The Deputy Minister of Information, Pius Enam Hadzide has appealed to Ghanaians to show interest in tourism and culture by helping to develop tourist sites to become more attractive and competitive.
He said that the Ghanaian culture was an important element of the tourism sector, which provides means of enhancing, creating, supporting and strengthening the cultural heritage.
Mr Hadzide said these yesterday in Accra at the launch of the Ghana Broadcasting Corporation (GBC) Heritage Month.
The event which was on the theme “Our identity our future,” brought together traditional leaders from the Greater Accra Region who were treated to cultural performances and local delicacies and ornaments on display, while some staffs also modelled in traditional attires from some selected regions in the country.
According to the Deputy Minister, the tourism sector had not realised its full potential largely due to low patronage particularly from Ghanaians.
Mr Hadzide stated that the tourism sector contributes significantly to the country’s Gross Domestic Product (GDP) thereby calling on Ghanaians to protect tourist locations and destinations.
He said it was unfortunate that tourist sites such as the beaches which were meant for relaxation, enjoyment and pleasure had been turned into refuse and dumping sites by some persons.
The Deputy Minister indicated that the Ghanaian identity is rapidly eroding adding that foreign culture was taking a toll on Ghanaians thereby breaking down value systems and rendering families non-functional units within the communities.
“It is sad to say, our local delicious and nutritious dishes are being replaced with foreign and continental dishes. Ghanaians, especially our children are gradually losing the taste for our ampesi, fufu, tuo zafi, nkontomire stew, aboloo, my favourite eworkple and aborbitadi and a host of other local delicacies,” he added.
Mr Hadzide encouraged the media to use their platforms to sell Ghana’s culture to the outside world, adding that it was important to have local content on our airwaves.

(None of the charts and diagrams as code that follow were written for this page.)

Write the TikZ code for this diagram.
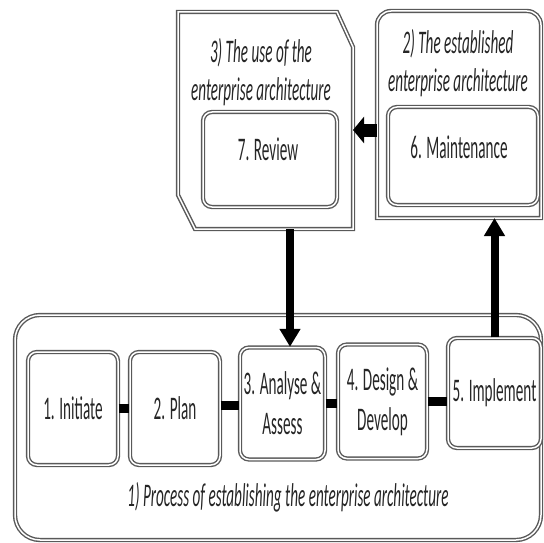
\documentclass[tikz,border=0pt]{standalone}
\usepackage{fontspec}
\setmainfont{Carlito}[FakeStretch=0.46]
\usetikzlibrary{arrows.meta,calc}
\begin{document}
\begin{tikzpicture}[x=1pt,y=-1pt,
  dbl/.style={draw=black!65, double=white, double distance=1.5pt, line width=1.4pt},
  pbox/.style={dbl, rounded corners=9pt, inner sep=0pt, align=center,
    font=\fontsize{33}{40}\selectfont, text=black!85},
  ttl/.style={font=\fontsize{33}{38}\selectfont\itshape, align=center, text=black!85},
  lbl/.style={font=\fontsize{33}{40}\selectfont, align=center, text=black!85},
  conn/.style={line width=9pt},
  varrow/.style={line width=8pt, -{Triangle[length=18pt,width=20pt]}},
  harrow/.style={line width=13pt, -{Triangle[length=11pt,width=26pt]}},
]
\useasboundingbox (0,0) rectangle (544,543);

% outer containers
\draw[dbl] (178,12) -- (337,12) -- (353,47) -- (353,229) -- (195,229) -- (178,195) -- cycle;
\draw[dbl] (377,218) [rounded corners=14pt] -- (377,11) -- (541,11) [sharp corners] -- (541,218) -- cycle;
\draw[dbl, rounded corners=25pt] (15,315) rectangle (541,540);

\coordinate (Lbot) at (290,229);
\coordinate (Lright) at (353,130);
\coordinate (Rleft) at (377,130);
\coordinate (Rbot) at (495,218);

% titles
\node[ttl] (tuse) at (261,72) {3) The use of the\\enterprise architecture};
\node[ttl] (test) at (458,63) {2) The established\\enterprise architecture};
\node[ttl] (tproc) at (288,497) {1) Process of establishing the enterprise architecture};

% inner boxes
\node[pbox, minimum width=134pt, minimum height=95pt] (review) at (270,159.5) {};
\node[lbl] (reviewt) at (268,149) {7. Review};
\node[pbox, minimum width=150pt, minimum height=98pt] (maint) at (463,156) {};
\node[lbl] (maintt) at (459,147) {6. Maintenance};

\node[pbox, minimum width=90pt, minimum height=113pt] (b1) at (73,408.5) {1. Initiate};
\node[pbox, minimum width=90pt, minimum height=113pt] (b2) at (175,408.5) {2. Plan};
\node[pbox, minimum width=85pt, minimum height=112pt] (b3) at (282.5,403.5) {3. Analyse \&\\Assess};
\node[pbox, minimum width=89pt, minimum height=114pt] (b4) at (382.5,401.5) {4. Design \&\\Develop};
\node[pbox, minimum width=93pt, minimum height=110pt] (b5) at (494.5,393) {5. Implement};

% connectors
\draw[conn] (b1.east) -- (b2.west);
\draw[conn] ([yshift=3pt]b2.east) -- ([yshift=3pt]b2.east -| b3.west);
\draw[conn] (b3.east) -- (b3.east -| b4.west);
\draw[conn] (b4.east) -- (b4.east -| b5.west);

% arrows
\draw[varrow] (Lbot) -- (Lbot |- b3.north);
\draw[varrow] (b5.north) -- (b5.north |- Rbot);
\draw[harrow] (Rleft) -- (Lright);
\end{tikzpicture}
\end{document}
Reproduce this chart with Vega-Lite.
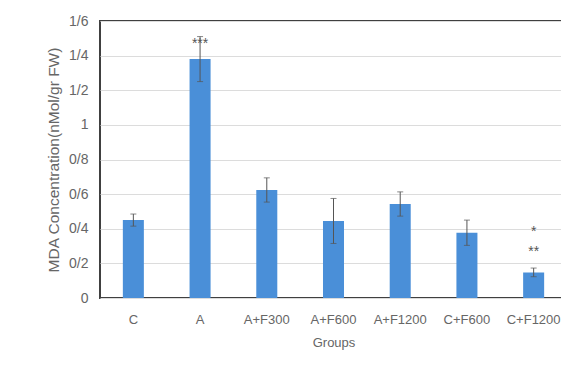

He said the Ghanaian media could not continue broadcasting foreign content on television and radio which had no bearing on our culture thereby calling on GBC to use the heritage month as a testament of their commitment and respect of the Ghanaian cultural values, which represent our identity and future.
The Director General of GBC, Prof. Amin Alhassan said it was prudent for the younger generations to appreciate and inculcate the Ghanaian identity into their everyday lives.
He said in a world where change was inevitable, it was prudent to use technology and all possible outlets such as the traditional media to promote the true Ghanaian identity.